Habakkuk 1

Habakkuk is a prophet who writes around 620 BC or so.  He has some questions that he wants God to answer.  His first question revolves around his attitude that God is allowing bad things to happen.  He is outraged at the violence and injustice all around him and wonders where God is?  He points out seven different problems that come up in verses 2-4:

  1. violence
  2. iniquity (sin)
  3. wrong (wickedness)
  4. destruction
  5. strife
  6. contention
  7. injustice

The list is repetitive at the root – and sounds a whole lot like our society today – doesn’t it?

Habakkuk is seeking God around these things.  He is praying when he says “O Lord, how long shall I cry for help”.  He has been raising the flag but doesn’t feel like God is listening, or certainly not responding to his prayer.  But God is listening and is definitely doing something, although it is probably not the answer Habakkuk wanted.  God is raising up a foreign nation that will come and destroy Judah.  “I am doing a work in your days that you would not believe if told”.

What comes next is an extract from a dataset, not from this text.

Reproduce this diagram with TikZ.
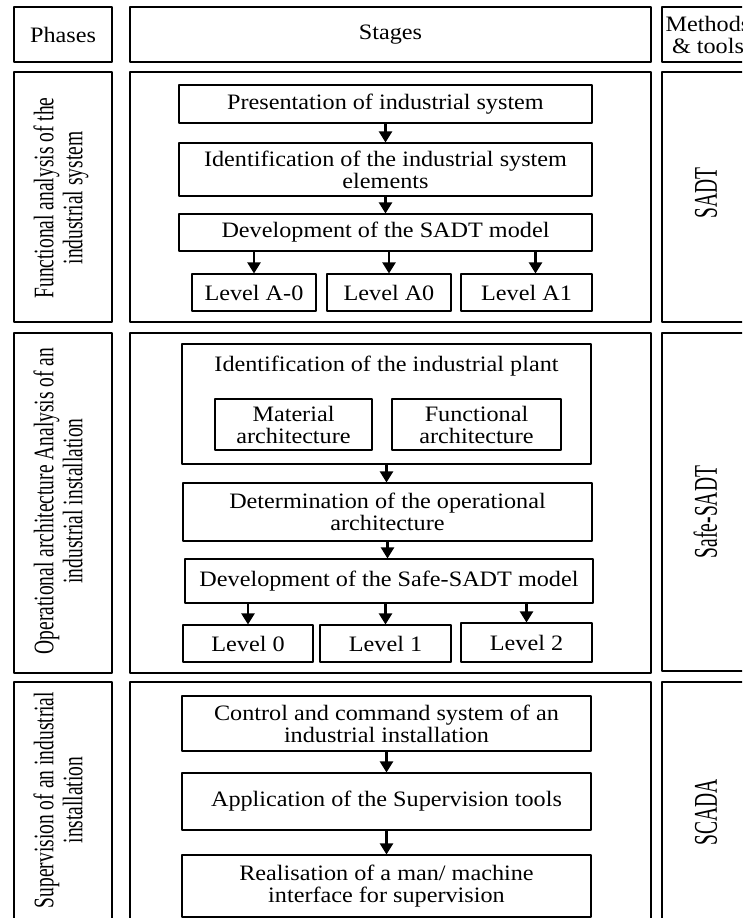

God says that Habakkuk wouldn’t believe what He is up to even if he understood.  Why?  Because the Chaldeans are a nasty bunch, yet God has chosen them to come and destroy Judah and punish their disobedience.  Verses 6-11 describe just how evil they really are.  Yet God can use anyone or anything to do His will, and is this case, it is an evil kingdom that will come to correct the disobedience of God’s people through destruction.  So what does Habakkuk do?  He asks God his second question.  “Are you not from everlasting”?  Habakkuk doesn’t like the answer and immediately tries to remind God that He is a God of love and can’t go off and destroy His people.

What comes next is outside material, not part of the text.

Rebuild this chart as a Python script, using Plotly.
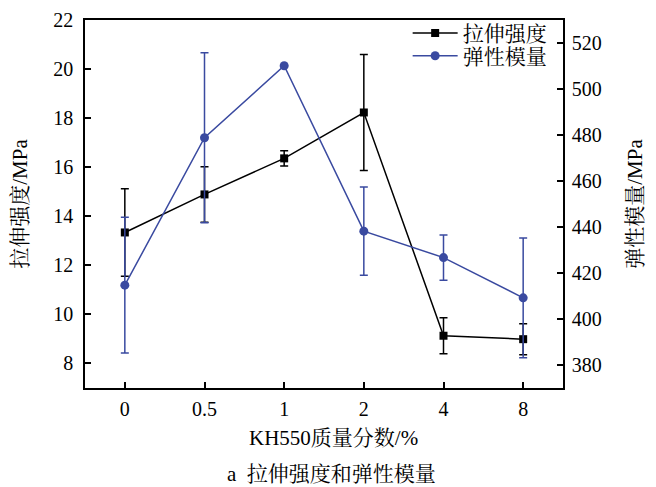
import plotly.graph_objects as go

categories = ["0", "0.5", "1", "2", "4", "8"]
tensile = [13.34, 14.89, 16.36, 18.23, 9.13, 8.99]
tensile_err = [1.78, 1.13, 0.31, 2.36, 0.73, 0.63]
modulus = [414.7, 478.8, 510.1, 438.2, 426.7, 409.2]
modulus_err = [29.5, 37.0, 0.0, 19.2, 9.8, 26.0]
left_ticks = [8, 10, 12, 14, 16, 18, 20, 22]
right_ticks = [380, 400, 420, 440, 460, 480, 500, 520]

BLUE = "#3a4aa0"
FONT = "Liberation Serif, Times New Roman, Noto Serif CJK SC, Noto Sans CJK SC"

fig = go.Figure()
fig.add_trace(go.Scatter(
    x=categories, y=tensile, name="拉伸强度", mode="lines+markers",
    line=dict(color="black", width=1.5),
    marker=dict(symbol="square", size=8, color="black"),
    error_y=dict(type="data", array=tensile_err, color="black", thickness=1.5, width=4),
    yaxis="y", legend="legend",
))
fig.add_trace(go.Scatter(
    x=categories, y=modulus, name="弹性模量", mode="lines+markers",
    line=dict(color=BLUE, width=1.5),
    marker=dict(symbol="circle", size=9, color=BLUE),
    error_y=dict(type="data", array=modulus_err, color=BLUE, thickness=1.5, width=4),
    yaxis="y2", legend="legend2",
))

leg = dict(x=0.675, xanchor="left", yanchor="middle", bgcolor="rgba(0,0,0,0)",
           font=dict(size=21), itemwidth=45)

fig.update_layout(
    width=648, height=479,
    margin=dict(l=77, r=93, t=12, b=99, autoexpand=False),
    paper_bgcolor="white", plot_bgcolor="white",
    font=dict(family=FONT, size=20, color="black"),
    showlegend=True,
    legend=dict(leg, y=0.964),
    legend2=dict(leg, y=0.902),
    xaxis=dict(type="category", range=[-0.5, 5.5], showline=True, linecolor="black",
               linewidth=1.5, mirror=True, ticks="inside", ticklen=6, tickcolor="black",
               tickwidth=1.5, showgrid=False, zeroline=False, automargin=False,
               tickfont=dict(size=20), ticklabelstandoff=2,
               title=dict(text="", font=dict(size=21))),
    yaxis=dict(range=[7, 22], tickvals=left_ticks, showline=True, linecolor="black",
               linewidth=1.5, ticks="inside", ticklen=6, tickcolor="black", tickwidth=1.5,
               showgrid=False, zeroline=False, automargin=False,
               tickfont=dict(size=20), ticklabelstandoff=6,
               title=dict(text="拉伸强度/MPa", font=dict(size=21), standoff=20)),
    yaxis2=dict(range=[370, 530], tickvals=right_ticks, overlaying="y", side="right",
                showline=True, linecolor="black", linewidth=1.5, ticks="inside",
                ticklen=6, tickcolor="black", tickwidth=1.5, showgrid=False,
                zeroline=False, automargin=False,
                tickfont=dict(size=20), ticklabelstandoff=3,
                title=dict(text="弹性模量/MPa", font=dict(size=21), standoff=27)),
    annotations=[
        dict(text="KH550质量分数/%", x=0.519, xref="paper", y=-0.135,
             yref="paper", yanchor="middle", showarrow=False, font=dict(size=21)),
        dict(text="a  拉伸强度和弹性模量", x=0.515, xref="paper", y=-0.233,
             yref="paper", yanchor="middle", showarrow=False, font=dict(size=21)),
    ],
)

fig.write_html("out.html")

Habakkuk knows God and trusts God but can’t accept God’s answer here.  He reminds God of His nature, and reminds Him that the enemy is evil and doesn’t give Him any credit for what they have done.  He challenges the plan God has laid out, and wonders why God is taking the action He is.  We have to work through questions like this the same way Habakkuk did – by communicating with God and understanding Him.  That means we share our feelings and ask God the questions that we don’t understand.  We can talk with Him.  We have to in order to get His answers.  Habakkuk has gotten one answer about what is to come, but continues to seek more clarity from God.  We need to do the same.